|Ph.D Student||Yagil Alon|
|Subject||Magnetic Imaging of Skyrmions in Thin Films|
|Department||Department of Physics||Supervisors||Professor Michael Reznikov|
|Dr. Ophir Auslaender|
Skyrmions are nanometer-scale magnetic domains which can be attributed a nontrivial topological charge. Their size and stability make them leading candidates for high density magnetic memory storage. Skyrmions have been observed at low temperatures in certain bulk crystals with no inversion center. Recently, thin multistack films of Ir/Fe/Co/Pt have been shown to host magnetic skyrmions at ambient conditions. Furthermore, the properties of these films can be tuned by the thickness of the magnetic layers. In this work we explore the properties of the stray field from skyrmions, which is measurable using magnetic force microscopy. We show that a simple model of the skyrmion field as a dipole plus quadrupole field is sufficient to capture properties such as skyrmion size. We then apply this knowledge to probe the topological Hall effect.
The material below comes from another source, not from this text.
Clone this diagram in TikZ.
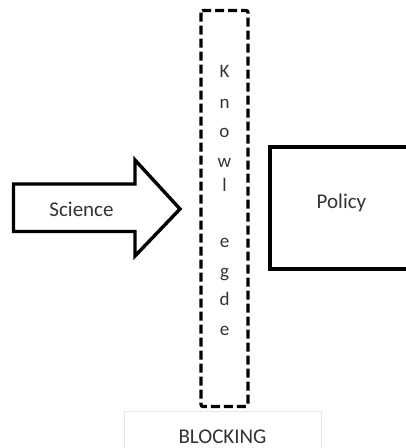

We show that topological Hall resistivity scales with the isolated skyrmion density over a wide range of temperature and magnetic field, confirming the impact of the skyrmion Berry-phase on electronic transport. While we establish qualitative agreement between the topological Hall resistivity and the topological charge density, our quantitative analysis shows much larger topological Hall resistivity than current theory predicts for the observed skyrmion density. Our results are fundamental for the skyrmion topological Hall effect in multilayers, where interfacial interactions, multiband transport, and non-adiabatic effects play an important role, and for skyrmion applications that rely on the topological Hall effect.